You are viewing a plain text version of this content. The canonical link for it is here.
Posted to users@jena.apache.org by Andy Seaborne <an...@apache.org> on 2020/05/02 09:59:04 UTC
Re: TDB2 store grows unexpectedly


On 27/04/2020 09:30, Jan Šmucr wrote:
> Hello Andy,
> 
> It’s TDB2. See this graph: https://ibb.co/SPScf9V
> 
> At the end of the day it’s up to twice the size if compacting daily.
> So as I understand, it’s an implementation detail, right?

Yes, that's right.

> 
> Jan
> 
> On 2020/04/24 20:27:29, Andy Seaborne <an...@apache.org> wrote:
>> Hi Jan,
>>
>> You don't say whether this is TDB1 and TDB2 - they behave differently,
>> both grow though by varying degrees, TDB1 somewhat less quickly than
>> TDB2.  What's more with small databases like 40M,
>>
>> TDB2 has a compaction function which, in effect, does the dump/restore
>> but faster and with no downtime for read operations.  Unfortunately this
>> isn't available in Fuseki so a stop-compact-restart is necessary (it can
>> be done - the code isn't written).
>>
>> TBD2 uses MVCC datastructure - when you add data, the new data added to
>> copied blocks in the index.
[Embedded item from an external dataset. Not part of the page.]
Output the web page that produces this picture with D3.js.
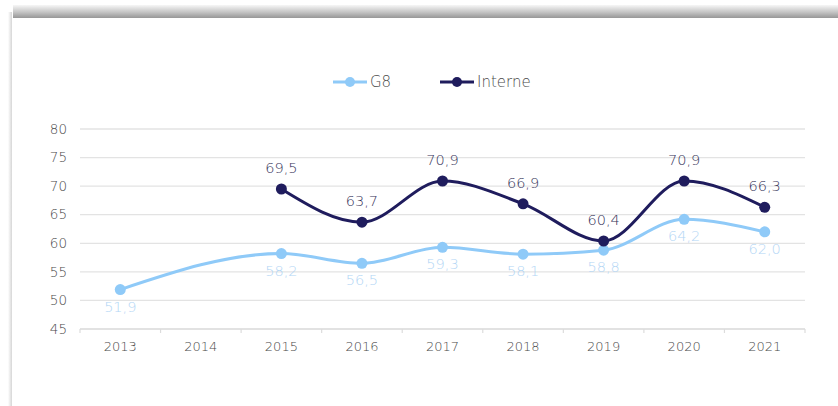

This has the advantage of arbitrary large
>> transactions, include bulk loads, while running. The loads are faster as
>> well because some data is written to disk async by the OS while the
>> update is in-progress.  Outstanding read transactions continue reading
>> the old data.  Indeed, doe TDB2, it would be possible run a query on any
>> previous state of the database - it never forgets until a compaction
>> happens.
>>
>> TBD1 grows but more slowly. It does not always reuse index blocks freed
>> up when the B+Tree blocks are split.  TDB1 does not finish and write
>> back transactions until after the transaction has finished which limits
>> the transaction size.
>>
>> At the moment, for both cases, offline repacking is necessary.
>>
>>       Andy
>>
>> On 24/04/2020 11:07, Jan Šmucr wrote:
>>> Hello.
>>>
>>> I'm building a file processing workflow monitoring system based on Jena Fuseki. The goal for this system is to be purely additive. Individual events are a pieces of knowledge about each of the jobs eventually connected via various identifiers and references. Finally I can search for an event and with basic knowledge of the scheme I can rebuild a graph representing the whole processing job, and display it to the customer. It seems to work and I'm happy about the whole idea.
>>>
>>> There's however one thing I'd like to solve and that is the incredible amount of space the triplestore consumes. Currently there's about 40M triples (2 months of traffic approximately) and if unmaintained, the amount of disk space the database consumes is huge. The maintenance process is to stop Fuseki -> dump database -> backup -> delete the old database -> load the dump -> start Fuseki. At this point the database is at most 10 % of what it was before the maintenance. Then it grows back and even more with new data being added.
>>>
>>> Note that approx. half of triples in the inserts might already be in the database. Example:
>>>
>>> ### First event
>>>
>>> e:MyReceiveEvent
>>>       a e:Event ;
>>>       a e:Receive ;
>>>       e:subjectMessage e:MyMessage .
>>> e:MyMessage
>>>       a e:Message ;
>>>       a e:guid "MyMessage"^^xsd:string .
>>>
>>> ### Second event
>>>
>>> e:MySendEvent
>>>       a e:Event ;
>>>       a e:Send ;
>>>       e:subjectMessage e:MyMessage .
>>> e:MyMessage
>>>       a e:Message ;
>>>       a e:guid "MyMessage"^^xsd:string .
>>>
>>> This is because I need to use inserts only and I don't know anything about the triplestore contents at the point I emit the event. My testing however didn't show any database growth when I did this on purpose.
>>>
>>> How to fight this? Is it because of all the inserts and some related triplestore designs? What steps should I perform to optimize the store to suit the scenario?
>>>
>>> Thank you very much for your responses.
>>>
>>> Jan
>>>
>>>
>>